Un auteur qui ne frappe pas directement la matière scénique, qui n’évolue pas sur la scène en s’orientant et en faisant subir au spectacle la force de son orientation, a trahi en réalité sa mission. Et il est juste que l’acteur le remplace. Mais c’est alors tant pis pour le théâtre qui ne peut que souffrir de cette usurpation.

Le temps théâtral qui s’appuie sur le souffle tantôt se précipite dans une volonté d’expiration majeure, tantôt se replie et s’amenuise dans une inspiration féminine et prolongée. Un geste arrêté fait courir un grouillement forcené et multiple, et ce geste porte en lui-même la magie de son évocation.

Mais s’il nous plaît de fournir des suggestions concernant la vie énergique et animée du théâtre, nous n’aurions garde de fixer des lois.

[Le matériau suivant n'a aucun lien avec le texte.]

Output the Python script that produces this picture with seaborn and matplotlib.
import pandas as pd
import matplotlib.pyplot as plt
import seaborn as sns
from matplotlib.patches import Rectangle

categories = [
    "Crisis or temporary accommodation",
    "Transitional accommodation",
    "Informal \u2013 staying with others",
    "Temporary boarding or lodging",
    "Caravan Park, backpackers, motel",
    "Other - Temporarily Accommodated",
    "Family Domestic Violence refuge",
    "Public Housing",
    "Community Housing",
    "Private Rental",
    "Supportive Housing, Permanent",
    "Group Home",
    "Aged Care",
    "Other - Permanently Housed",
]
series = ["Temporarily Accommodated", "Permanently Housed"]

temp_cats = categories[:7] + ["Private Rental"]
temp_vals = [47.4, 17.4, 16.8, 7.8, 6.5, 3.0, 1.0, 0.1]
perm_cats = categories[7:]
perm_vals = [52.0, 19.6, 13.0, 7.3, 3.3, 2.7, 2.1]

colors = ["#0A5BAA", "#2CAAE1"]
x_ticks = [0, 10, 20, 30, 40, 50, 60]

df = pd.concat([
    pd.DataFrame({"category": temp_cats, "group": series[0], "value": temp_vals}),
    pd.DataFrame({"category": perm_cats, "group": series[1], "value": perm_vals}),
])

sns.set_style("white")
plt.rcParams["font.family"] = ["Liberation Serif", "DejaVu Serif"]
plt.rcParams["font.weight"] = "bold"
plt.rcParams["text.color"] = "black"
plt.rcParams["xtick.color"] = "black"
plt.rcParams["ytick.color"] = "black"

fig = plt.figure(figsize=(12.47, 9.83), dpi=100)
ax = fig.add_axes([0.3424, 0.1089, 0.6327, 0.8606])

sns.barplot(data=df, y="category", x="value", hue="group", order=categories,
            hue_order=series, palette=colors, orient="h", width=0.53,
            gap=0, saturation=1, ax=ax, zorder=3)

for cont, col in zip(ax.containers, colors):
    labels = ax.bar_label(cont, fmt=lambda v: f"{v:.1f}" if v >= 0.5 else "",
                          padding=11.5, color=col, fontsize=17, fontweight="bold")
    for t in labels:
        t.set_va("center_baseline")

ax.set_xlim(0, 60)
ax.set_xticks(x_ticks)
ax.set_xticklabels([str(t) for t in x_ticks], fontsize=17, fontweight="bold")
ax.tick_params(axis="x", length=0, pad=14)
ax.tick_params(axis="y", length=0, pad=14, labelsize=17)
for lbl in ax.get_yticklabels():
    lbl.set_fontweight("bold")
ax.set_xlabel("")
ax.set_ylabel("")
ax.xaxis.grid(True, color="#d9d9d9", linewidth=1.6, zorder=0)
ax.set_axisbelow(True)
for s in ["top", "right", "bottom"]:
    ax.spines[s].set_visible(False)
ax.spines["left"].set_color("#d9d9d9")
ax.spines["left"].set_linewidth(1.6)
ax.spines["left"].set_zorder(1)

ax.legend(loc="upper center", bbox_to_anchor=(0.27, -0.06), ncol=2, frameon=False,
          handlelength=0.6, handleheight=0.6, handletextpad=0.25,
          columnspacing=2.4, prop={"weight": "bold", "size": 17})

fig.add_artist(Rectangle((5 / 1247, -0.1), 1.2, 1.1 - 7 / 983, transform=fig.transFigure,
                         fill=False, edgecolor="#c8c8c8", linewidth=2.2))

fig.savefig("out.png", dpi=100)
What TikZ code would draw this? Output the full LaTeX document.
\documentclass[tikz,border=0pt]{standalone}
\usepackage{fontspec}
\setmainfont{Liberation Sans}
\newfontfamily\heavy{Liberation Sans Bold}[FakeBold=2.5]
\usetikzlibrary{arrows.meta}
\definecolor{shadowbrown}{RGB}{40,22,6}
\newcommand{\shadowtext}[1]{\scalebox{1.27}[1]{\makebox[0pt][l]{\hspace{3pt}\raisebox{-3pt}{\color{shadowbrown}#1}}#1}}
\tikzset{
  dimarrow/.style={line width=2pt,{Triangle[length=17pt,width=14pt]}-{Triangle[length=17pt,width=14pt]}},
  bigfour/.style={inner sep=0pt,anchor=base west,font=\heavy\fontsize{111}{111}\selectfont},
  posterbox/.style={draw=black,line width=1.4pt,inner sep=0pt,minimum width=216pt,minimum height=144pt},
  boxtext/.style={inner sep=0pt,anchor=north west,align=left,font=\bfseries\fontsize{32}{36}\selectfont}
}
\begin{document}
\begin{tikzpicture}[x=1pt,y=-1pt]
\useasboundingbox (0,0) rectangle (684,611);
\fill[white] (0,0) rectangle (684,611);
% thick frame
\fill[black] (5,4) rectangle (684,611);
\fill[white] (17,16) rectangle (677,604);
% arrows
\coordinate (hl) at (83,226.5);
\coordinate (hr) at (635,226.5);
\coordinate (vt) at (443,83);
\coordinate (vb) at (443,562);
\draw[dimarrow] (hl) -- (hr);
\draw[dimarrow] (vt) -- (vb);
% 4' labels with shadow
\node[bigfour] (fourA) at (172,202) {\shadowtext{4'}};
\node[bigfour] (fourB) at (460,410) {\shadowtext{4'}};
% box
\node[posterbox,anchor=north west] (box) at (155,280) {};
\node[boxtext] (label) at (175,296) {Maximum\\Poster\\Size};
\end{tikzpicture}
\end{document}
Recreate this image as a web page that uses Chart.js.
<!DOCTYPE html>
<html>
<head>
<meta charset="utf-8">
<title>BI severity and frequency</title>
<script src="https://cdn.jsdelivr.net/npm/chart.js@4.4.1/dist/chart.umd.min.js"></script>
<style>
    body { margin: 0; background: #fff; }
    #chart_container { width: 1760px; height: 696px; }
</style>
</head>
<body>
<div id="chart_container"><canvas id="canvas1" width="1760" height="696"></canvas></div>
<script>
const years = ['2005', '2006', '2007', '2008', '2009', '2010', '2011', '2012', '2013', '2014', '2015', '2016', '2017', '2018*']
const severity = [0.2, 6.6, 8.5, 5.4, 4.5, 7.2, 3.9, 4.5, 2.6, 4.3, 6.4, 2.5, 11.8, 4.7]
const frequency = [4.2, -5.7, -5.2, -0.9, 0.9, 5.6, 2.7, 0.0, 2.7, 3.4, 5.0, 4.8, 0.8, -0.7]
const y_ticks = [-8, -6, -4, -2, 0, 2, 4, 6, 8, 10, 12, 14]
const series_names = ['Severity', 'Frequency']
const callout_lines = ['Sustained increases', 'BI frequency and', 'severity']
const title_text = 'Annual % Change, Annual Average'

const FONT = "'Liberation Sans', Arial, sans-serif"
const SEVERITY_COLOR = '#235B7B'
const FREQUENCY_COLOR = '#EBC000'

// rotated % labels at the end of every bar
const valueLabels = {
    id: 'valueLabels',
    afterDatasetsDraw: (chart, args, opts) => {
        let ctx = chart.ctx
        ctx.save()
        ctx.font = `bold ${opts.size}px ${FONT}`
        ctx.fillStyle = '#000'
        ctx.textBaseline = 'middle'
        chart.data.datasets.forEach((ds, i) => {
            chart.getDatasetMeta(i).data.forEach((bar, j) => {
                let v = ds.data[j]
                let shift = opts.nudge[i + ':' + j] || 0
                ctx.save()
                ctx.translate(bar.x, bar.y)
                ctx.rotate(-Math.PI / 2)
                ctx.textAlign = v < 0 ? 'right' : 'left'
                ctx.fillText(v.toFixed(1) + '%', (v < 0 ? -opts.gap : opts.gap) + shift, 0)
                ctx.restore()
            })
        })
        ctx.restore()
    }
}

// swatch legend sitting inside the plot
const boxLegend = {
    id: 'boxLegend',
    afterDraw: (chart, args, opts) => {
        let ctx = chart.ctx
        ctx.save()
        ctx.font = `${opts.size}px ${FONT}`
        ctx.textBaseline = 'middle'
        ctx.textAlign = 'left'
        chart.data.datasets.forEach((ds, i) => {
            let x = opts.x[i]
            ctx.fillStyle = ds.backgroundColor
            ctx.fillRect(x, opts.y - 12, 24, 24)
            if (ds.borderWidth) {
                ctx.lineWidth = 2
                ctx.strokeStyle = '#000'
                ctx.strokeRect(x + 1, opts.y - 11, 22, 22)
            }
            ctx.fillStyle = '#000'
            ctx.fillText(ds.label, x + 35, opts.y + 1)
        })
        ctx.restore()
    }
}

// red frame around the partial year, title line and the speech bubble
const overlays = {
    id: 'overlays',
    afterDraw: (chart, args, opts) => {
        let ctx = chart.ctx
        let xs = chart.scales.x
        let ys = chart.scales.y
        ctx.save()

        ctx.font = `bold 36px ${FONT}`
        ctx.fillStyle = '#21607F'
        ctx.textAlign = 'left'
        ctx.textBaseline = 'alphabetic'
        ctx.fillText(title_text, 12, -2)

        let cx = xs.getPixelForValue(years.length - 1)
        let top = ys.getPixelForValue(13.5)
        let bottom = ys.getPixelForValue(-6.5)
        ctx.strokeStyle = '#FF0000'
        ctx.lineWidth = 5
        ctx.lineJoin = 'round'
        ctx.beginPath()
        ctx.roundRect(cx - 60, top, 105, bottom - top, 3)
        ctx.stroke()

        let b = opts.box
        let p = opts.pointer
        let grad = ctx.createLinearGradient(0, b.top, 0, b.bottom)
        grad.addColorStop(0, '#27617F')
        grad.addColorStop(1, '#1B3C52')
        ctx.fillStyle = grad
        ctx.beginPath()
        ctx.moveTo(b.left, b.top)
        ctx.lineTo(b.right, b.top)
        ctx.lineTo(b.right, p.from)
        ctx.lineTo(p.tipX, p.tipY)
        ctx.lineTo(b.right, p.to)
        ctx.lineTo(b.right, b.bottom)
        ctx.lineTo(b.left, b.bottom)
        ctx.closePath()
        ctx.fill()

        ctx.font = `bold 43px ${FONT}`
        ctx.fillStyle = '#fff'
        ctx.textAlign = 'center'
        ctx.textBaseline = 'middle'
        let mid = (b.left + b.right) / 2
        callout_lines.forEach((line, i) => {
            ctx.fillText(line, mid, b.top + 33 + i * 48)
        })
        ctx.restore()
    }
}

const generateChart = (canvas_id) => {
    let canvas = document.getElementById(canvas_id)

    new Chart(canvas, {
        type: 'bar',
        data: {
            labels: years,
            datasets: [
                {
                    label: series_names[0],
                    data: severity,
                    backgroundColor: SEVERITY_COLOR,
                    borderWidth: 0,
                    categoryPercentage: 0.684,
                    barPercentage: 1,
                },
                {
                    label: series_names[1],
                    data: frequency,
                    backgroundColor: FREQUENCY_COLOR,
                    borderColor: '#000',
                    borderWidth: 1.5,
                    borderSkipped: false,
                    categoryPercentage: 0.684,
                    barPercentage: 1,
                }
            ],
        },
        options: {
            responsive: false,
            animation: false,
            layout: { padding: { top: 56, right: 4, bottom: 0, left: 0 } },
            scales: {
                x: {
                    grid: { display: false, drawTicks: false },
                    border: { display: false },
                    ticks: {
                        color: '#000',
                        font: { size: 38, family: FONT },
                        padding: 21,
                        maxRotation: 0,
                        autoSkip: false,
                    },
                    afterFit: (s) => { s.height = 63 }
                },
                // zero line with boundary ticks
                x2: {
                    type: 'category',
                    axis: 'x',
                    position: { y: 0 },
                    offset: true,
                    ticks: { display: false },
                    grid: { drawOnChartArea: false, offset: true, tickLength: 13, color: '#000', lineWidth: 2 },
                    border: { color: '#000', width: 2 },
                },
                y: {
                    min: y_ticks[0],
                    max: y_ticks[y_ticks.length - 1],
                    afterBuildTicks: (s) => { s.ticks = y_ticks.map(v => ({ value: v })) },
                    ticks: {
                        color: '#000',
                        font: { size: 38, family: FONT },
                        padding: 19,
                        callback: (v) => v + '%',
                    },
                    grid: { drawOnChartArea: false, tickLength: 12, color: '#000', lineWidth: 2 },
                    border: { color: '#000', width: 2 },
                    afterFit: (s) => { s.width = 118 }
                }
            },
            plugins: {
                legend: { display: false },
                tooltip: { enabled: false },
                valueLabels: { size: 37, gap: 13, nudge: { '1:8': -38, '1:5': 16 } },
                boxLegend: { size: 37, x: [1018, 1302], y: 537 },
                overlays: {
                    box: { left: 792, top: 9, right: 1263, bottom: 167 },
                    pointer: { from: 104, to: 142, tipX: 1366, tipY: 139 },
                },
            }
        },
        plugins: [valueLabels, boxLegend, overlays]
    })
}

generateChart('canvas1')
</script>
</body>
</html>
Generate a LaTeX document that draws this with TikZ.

Certes le souffle humain a des principes qui s’appuient ! tous sur les innombrables combinaisons des ternaires kabbalistiques. Il y a six ternaires principaux, mais des innombrables combinaisons de ternaires puisque c’est d’eux que toute vie est issue. Et le théâtre est justement le lieu où cette respiration magique est à volonté reproduite. Si la fixation d’un geste majeur commande autour de lui une respiration précipitée et multiple, cette même respiration grossie peut venir faire déferler ses ondes avec lenteur autour d’un geste fixe. Il y a des principes abstraits mais pas de loi concrète et plastique ; la seule loi c’est l’énergie poétique qui va du silence étranglé à la peinture précipitée d’un spasme, et de la parole individuelle mezzo voce, à l’orage pesant et ample d’un chœur lentement rassemblé.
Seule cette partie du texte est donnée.